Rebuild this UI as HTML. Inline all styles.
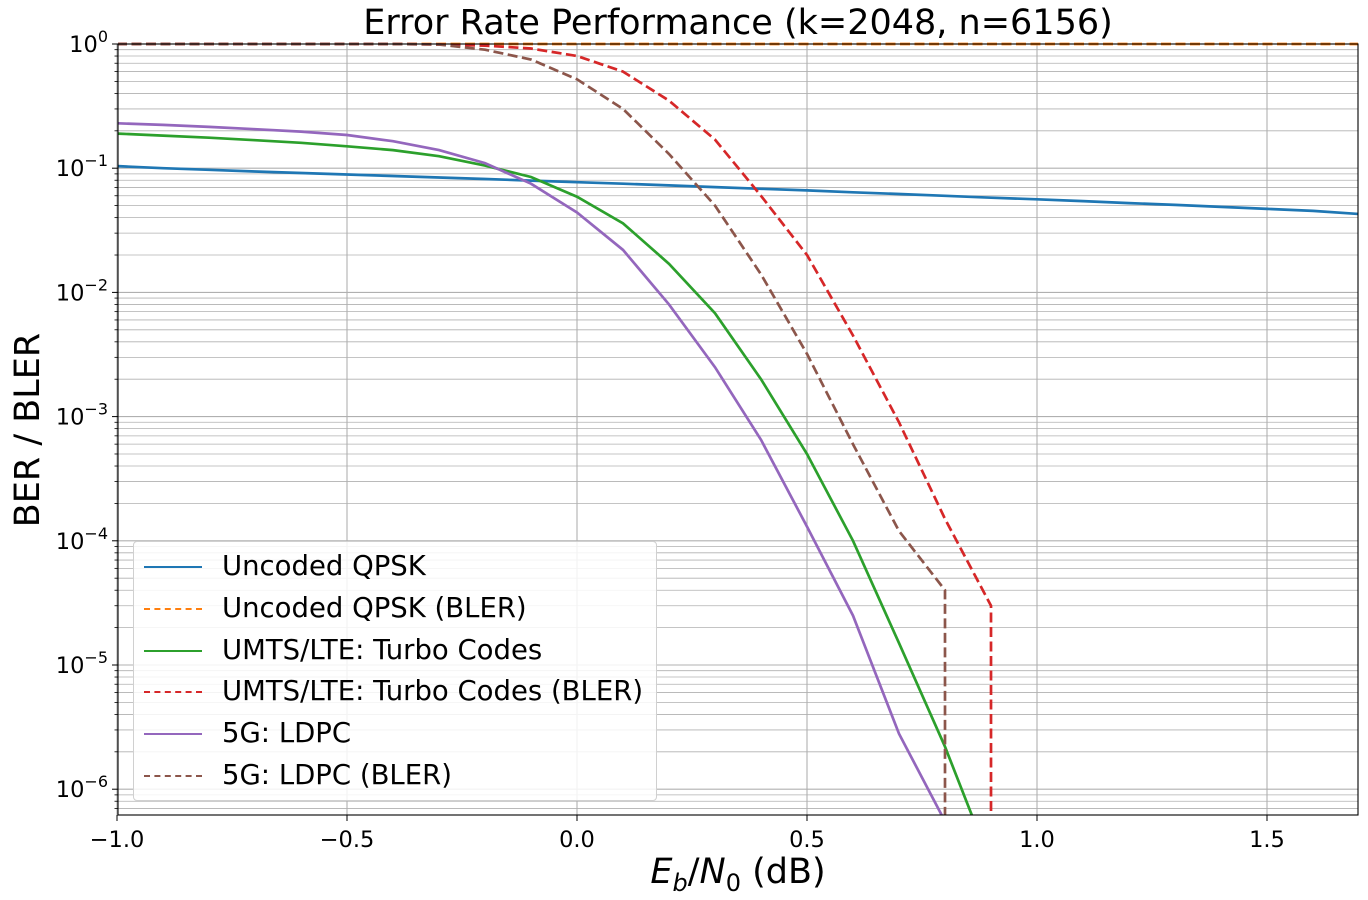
<!DOCTYPE html>
<html><head><meta charset="utf-8"><style>
html,body{margin:0;background:#fff;width:1368px;height:900px;overflow:hidden}
body{position:relative}
svg{font-family:"DejaVu Sans","Liberation Sans",sans-serif;display:block}
</style></head><body>
<svg id="c" width="1368" height="900"></svg>
<script>
const xs=[-1,-0.9,-0.8,-0.7,-0.6,-0.5,-0.4,-0.3,-0.2,-0.1,0,0.1,0.2,0.3,0.4,0.5,0.6,0.7,0.8,0.9,1.0,1.1,1.2,1.3,1.4,1.5,1.6,1.7];
const uncoded=[0.104,0.1,0.097,0.094,0.0915,0.089,0.0865,0.0842,0.0818,0.0795,0.0772,0.075,0.0727,0.0705,0.0683,0.0662,0.064,0.062,0.0599,0.0579,0.0562,0.0543,0.0524,0.0506,0.0488,0.047,0.0453,0.0428];
const uncodedBler=xs.map(()=>1);
const turbo=[0.19,0.183,0.176,0.168,0.16,0.15,0.14,0.125,0.105,0.085,0.059,0.036,0.017,0.0068,0.002,0.0005,0.0001,1.5e-5,2.2e-6,2.5e-7];
const turboBler=[1,1,1,1,1,1,1,0.99,0.97,0.92,0.8,0.6,0.35,0.17,0.06,0.02,0.0045,0.0009,0.00015,3e-5,0];
const ldpc=[0.23,0.223,0.215,0.206,0.197,0.185,0.165,0.14,0.11,0.075,0.044,0.022,0.008,0.0025,0.00065,0.00013,2.5e-5,2.8e-6,5.5e-7,1e-8];
const ldpcBler=[1,1,1,1,1,1,1,0.99,0.9,0.75,0.52,0.3,0.13,0.05,0.014,0.0032,0.0006,0.00012,4e-5,0];
const xTicks=[-1.0,-0.5,0.0,0.5,1.0,1.5];
const xTickLabels=["\u22121.0","\u22120.5","0.0","0.5","1.0","1.5"];
const yExps=[0,-1,-2,-3,-4,-5,-6];

const L=118,R=1358,T=44,B=815;
const X=v=>577+(v)*460;
const Y=v=>44-Math.log10(v)*124.2;
const NS="http://www.w3.org/2000/svg";
const svg=document.getElementById('c');
function el(t,a,p){const e=document.createElementNS(NS,t);for(const k in a)e.setAttribute(k,a[k]);(p||svg).appendChild(e);return e;}
const defs=el('defs',{});const cp=el('clipPath',{id:'cp'},defs);el('rect',{x:L,y:T-2,width:R-L,height:B-T+2},cp);
const grid=el('g',{stroke:'#b0b0b0'});


for(let e=0;e>=-7;e--){for(let m=1;m<10;m++){const y=Y(m*Math.pow(10,e));if(y<T-0.5||y>B)continue;el('line',{x1:L,x2:R,y1:y,y2:y,'stroke-width':m==1?1.1:0.8},grid);}}
xTicks.forEach(v=>el('line',{x1:X(v),x2:X(v),y1:T,y2:B,'stroke-width':1.1},grid));
const series=[[uncoded,'#1f77b4',false,'uncoded-qpsk-line'],[uncodedBler,'#ff7f0e',true,'uncoded-qpsk-bler-line'],[turbo,'#2ca02c',false,'turbo-line'],[turboBler,'#d62728',true,'turbo-bler-line'],[ldpc,'#9467bd',false,'ldpc-line'],[ldpcBler,'#8c564b',true,'ldpc-bler-line']];
const sg=el('g',{'clip-path':'url(#cp)'});
series.forEach(([d,c,dash,n])=>{
 let pts=[];let lastX=null;
 for(let i=0;i<d.length;i++){
   if(d[i]<=0){ if(lastX!==null) pts.push(lastX+','+(B+50)); break; }
   lastX=X(xs[i]).toFixed(1);
   pts.push(lastX+','+Y(d[i]).toFixed(1));
 }
 const p=el('polyline',{points:pts.join(' '),fill:'none',stroke:c,'stroke-width':2.7,'stroke-dasharray':dash?'10,4.5':'none'},sg);
 
 
});
el('rect',{x:L,y:T,width:R-L,height:B-T,fill:'none',stroke:'#000','stroke-width':1.1});
xTicks.forEach((v,i)=>{el('line',{x1:X(v),x2:X(v),y1:B,y2:B+6,stroke:'#000'});
 const t=el('text',{x:X(v),y:B+32,'font-size':22.5,'text-anchor':'middle'});t.textContent=xTickLabels[i];
 
 });
yExps.forEach(e=>{const y=Y(Math.pow(10,e));el('line',{x1:L-6,x2:L,y1:y,y2:y,stroke:'#000'});
 const t=el('text',{x:L-10,y:y+8,'font-size':22.5,'text-anchor':'end'});t.innerHTML='10<tspan dy="-10" font-size="16">'+(e<0?'\u2212'+(-e):e)+'</tspan>';
 
 });
for(let e=0;e>=-7;e--)for(let m=2;m<10;m++){const y=Y(m*Math.pow(10,e));if(y<T||y>B)continue;el('line',{x1:L-3.5,x2:L,y1:y,y2:y,stroke:'#000','stroke-width':0.8});}
</script>
<div style="position:absolute;left:118px;width:1240px;top:0px;text-align:center;font:35px 'DejaVu Sans',sans-serif;white-space:nowrap;line-height:46px">Error Rate Performance (k=2048, n=6156)</div>
<div style="position:absolute;left:118px;width:1240px;top:852px;height:40px;overflow:hidden;text-align:center;font:35px 'DejaVu Sans',sans-serif;white-space:nowrap;line-height:40px"><i>E<sub style="font-size:24px;line-height:0">b</sub></i>/<i>N</i><sub style="font-size:24px;line-height:0">0</sub> (dB)</div>
<div style="position:absolute;left:-102px;top:410px;width:260px;height:40px;line-height:40px;text-align:center;transform:rotate(-90deg);font:35px 'DejaVu Sans',sans-serif;white-space:nowrap">BER / BLER</div>
<div style="position:absolute;left:133px;top:541px;width:522px;height:258px;border:1px solid #d0d0d0;border-radius:4px;background:rgba(255,255,255,0.85);font:27.5px 'DejaVu Sans',sans-serif;white-space:nowrap">
<div style="position:absolute;left:10px;top:4px;line-height:41.8px">
<div><span style="display:inline-block;width:58px;border-top:2.7px solid #1f77b4;vertical-align:middle;margin-right:20px"></span>Uncoded QPSK</div>
<div><span style="display:inline-block;width:58px;border-top:2.7px dashed #ff7f0e;vertical-align:middle;margin-right:20px"></span>Uncoded QPSK (BLER)</div>
<div><span style="display:inline-block;width:58px;border-top:2.7px solid #2ca02c;vertical-align:middle;margin-right:20px"></span>UMTS/LTE: Turbo Codes</div>
<div><span style="display:inline-block;width:58px;border-top:2.7px dashed #d62728;vertical-align:middle;margin-right:20px"></span>UMTS/LTE: Turbo Codes (BLER)</div>
<div><span style="display:inline-block;width:58px;border-top:2.7px solid #9467bd;vertical-align:middle;margin-right:20px"></span>5G: LDPC</div>
<div><span style="display:inline-block;width:58px;border-top:2.7px dashed #8c564b;vertical-align:middle;margin-right:20px"></span>5G: LDPC (BLER)</div>
</div></div>
</body></html>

----------

## WORK TO COMPLETE
Drop the images and repeat the data exactly.

## ANSWER TO THIS EXERCISE
Rebuild this UI as HTML. Inline all styles.
<!DOCTYPE html>
<html><head><meta charset="utf-8"><style>
html,body{margin:0;background:#fff;width:1368px;height:900px;overflow:hidden}
body{position:relative}
svg{font-family:"DejaVu Sans","Liberation Sans",sans-serif;display:block}
</style></head><body>
<svg id="c" width="1368" height="900"></svg>
<script>
const xs=[-1,-0.9,-0.8,-0.7,-0.6,-0.5,-0.4,-0.3,-0.2,-0.1,0,0.1,0.2,0.3,0.4,0.5,0.6,0.7,0.8,0.9,1.0,1.1,1.2,1.3,1.4,1.5,1.6,1.7];
const uncoded=[0.104,0.1,0.097,0.094,0.0915,0.089,0.0865,0.0842,0.0818,0.0795,0.0772,0.075,0.0727,0.0705,0.0683,0.0662,0.064,0.062,0.0599,0.0579,0.0562,0.0543,0.0524,0.0506,0.0488,0.047,0.0453,0.0428];
const uncodedBler=xs.map(()=>1);
const turbo=[0.19,0.183,0.176,0.168,0.16,0.15,0.14,0.125,0.105,0.085,0.059,0.036,0.017,0.0068,0.002,0.0005,0.0001,1.5e-5,2.2e-6,2.5e-7];
const turboBler=[1,1,1,1,1,1,1,0.99,0.97,0.92,0.8,0.6,0.35,0.17,0.06,0.02,0.0045,0.0009,0.00015,3e-5,0];
const ldpc=[0.23,0.223,0.215,0.206,0.197,0.185,0.165,0.14,0.11,0.075,0.044,0.022,0.008,0.0025,0.00065,0.00013,2.5e-5,2.8e-6,5.5e-7,1e-8];
const ldpcBler=[1,1,1,1,1,1,1,0.99,0.9,0.75,0.52,0.3,0.13,0.05,0.014,0.0032,0.0006,0.00012,4e-5,0];
const xTicks=[-1.0,-0.5,0.0,0.5,1.0,1.5];
const xTickLabels=["\u22121.0","\u22120.5","0.0","0.5","1.0","1.5"];
const yExps=[0,-1,-2,-3,-4,-5,-6];

const L=118,R=1358,T=44,B=815;
const X=v=>577+(v)*460;
const Y=v=>44-Math.log10(v)*124.2;
const NS="http://www.w3.org/2000/svg";
const svg=document.getElementById('c');
function el(t,a,p){const e=document.createElementNS(NS,t);for(const k in a)e.setAttribute(k,a[k]);(p||svg).appendChild(e);return e;}
const defs=el('defs',{});const cp=el('clipPath',{id:'cp'},defs);el('rect',{x:L,y:T-2,width:R-L,height:B-T+2},cp);
const grid=el('g',{stroke:'#b0b0b0'});


for(let e=0;e>=-7;e--){for(let m=1;m<10;m++){const y=Y(m*Math.pow(10,e));if(y<T-0.5||y>B)continue;el('line',{x1:L,x2:R,y1:y,y2:y,'stroke-width':m==1?1.1:0.8},grid);}}
xTicks.forEach(v=>el('line',{x1:X(v),x2:X(v),y1:T,y2:B,'stroke-width':1.1},grid));
const series=[[uncoded,'#1f77b4',false,'uncoded-qpsk-line'],[uncodedBler,'#ff7f0e',true,'uncoded-qpsk-bler-line'],[turbo,'#2ca02c',false,'turbo-line'],[turboBler,'#d62728',true,'turbo-bler-line'],[ldpc,'#9467bd',false,'ldpc-line'],[ldpcBler,'#8c564b',true,'ldpc-bler-line']];
const sg=el('g',{'clip-path':'url(#cp)'});
series.forEach(([d,c,dash,n])=>{
 let pts=[];let lastX=null;
 for(let i=0;i<d.length;i++){
   if(d[i]<=0){ if(lastX!==null) pts.push(lastX+','+(B+50)); break; }
   lastX=X(xs[i]).toFixed(1);
   pts.push(lastX+','+Y(d[i]).toFixed(1));
 }
 const p=el('polyline',{points:pts.join(' '),fill:'none',stroke:c,'stroke-width':2.7,'stroke-dasharray':dash?'10,4.5':'none'},sg);
 
 
});
el('rect',{x:L,y:T,width:R-L,height:B-T,fill:'none',stroke:'#000','stroke-width':1.1});
xTicks.forEach((v,i)=>{el('line',{x1:X(v),x2:X(v),y1:B,y2:B+6,stroke:'#000'});
 const t=el('text',{x:X(v),y:B+32,'font-size':22.5,'text-anchor':'middle'});t.textContent=xTickLabels[i];
 
 });
yExps.forEach(e=>{const y=Y(Math.pow(10,e));el('line',{x1:L-6,x2:L,y1:y,y2:y,stroke:'#000'});
 const t=el('text',{x:L-10,y:y+8,'font-size':22.5,'text-anchor':'end'});t.innerHTML='10<tspan dy="-10" font-size="16">'+(e<0?'\u2212'+(-e):e)+'</tspan>';
 
 });
for(let e=0;e>=-7;e--)for(let m=2;m<10;m++){const y=Y(m*Math.pow(10,e));if(y<T||y>B)continue;el('line',{x1:L-3.5,x2:L,y1:y,y2:y,stroke:'#000','stroke-width':0.8});}
</script>
<div style="position:absolute;left:118px;width:1240px;top:0px;text-align:center;font:35px 'DejaVu Sans',sans-serif;white-space:nowrap;line-height:46px">Error Rate Performance (k=2048, n=6156)</div>
<div style="position:absolute;left:118px;width:1240px;top:852px;height:40px;overflow:hidden;text-align:center;font:35px 'DejaVu Sans',sans-serif;white-space:nowrap;line-height:40px"><i>E<sub style="font-size:24px;line-height:0">b</sub></i>/<i>N</i><sub style="font-size:24px;line-height:0">0</sub> (dB)</div>
<div style="position:absolute;left:-102px;top:410px;width:260px;height:40px;line-height:40px;text-align:center;transform:rotate(-90deg);font:35px 'DejaVu Sans',sans-serif;white-space:nowrap">BER / BLER</div>
<div style="position:absolute;left:133px;top:541px;width:522px;height:258px;border:1px solid #d0d0d0;border-radius:4px;background:rgba(255,255,255,0.85);font:27.5px 'DejaVu Sans',sans-serif;white-space:nowrap">
<div style="position:absolute;left:10px;top:4px;line-height:41.8px">
<div><span style="display:inline-block;width:58px;border-top:2.7px solid #1f77b4;vertical-align:middle;margin-right:20px"></span>Uncoded QPSK</div>
<div><span style="display:inline-block;width:58px;border-top:2.7px dashed #ff7f0e;vertical-align:middle;margin-right:20px"></span>Uncoded QPSK (BLER)</div>
<div><span style="display:inline-block;width:58px;border-top:2.7px solid #2ca02c;vertical-align:middle;margin-right:20px"></span>UMTS/LTE: Turbo Codes</div>
<div><span style="display:inline-block;width:58px;border-top:2.7px dashed #d62728;vertical-align:middle;margin-right:20px"></span>UMTS/LTE: Turbo Codes (BLER)</div>
<div><span style="display:inline-block;width:58px;border-top:2.7px solid #9467bd;vertical-align:middle;margin-right:20px"></span>5G: LDPC</div>
<div><span style="display:inline-block;width:58px;border-top:2.7px dashed #8c564b;vertical-align:middle;margin-right:20px"></span>5G: LDPC (BLER)</div>
</div></div>
</body></html>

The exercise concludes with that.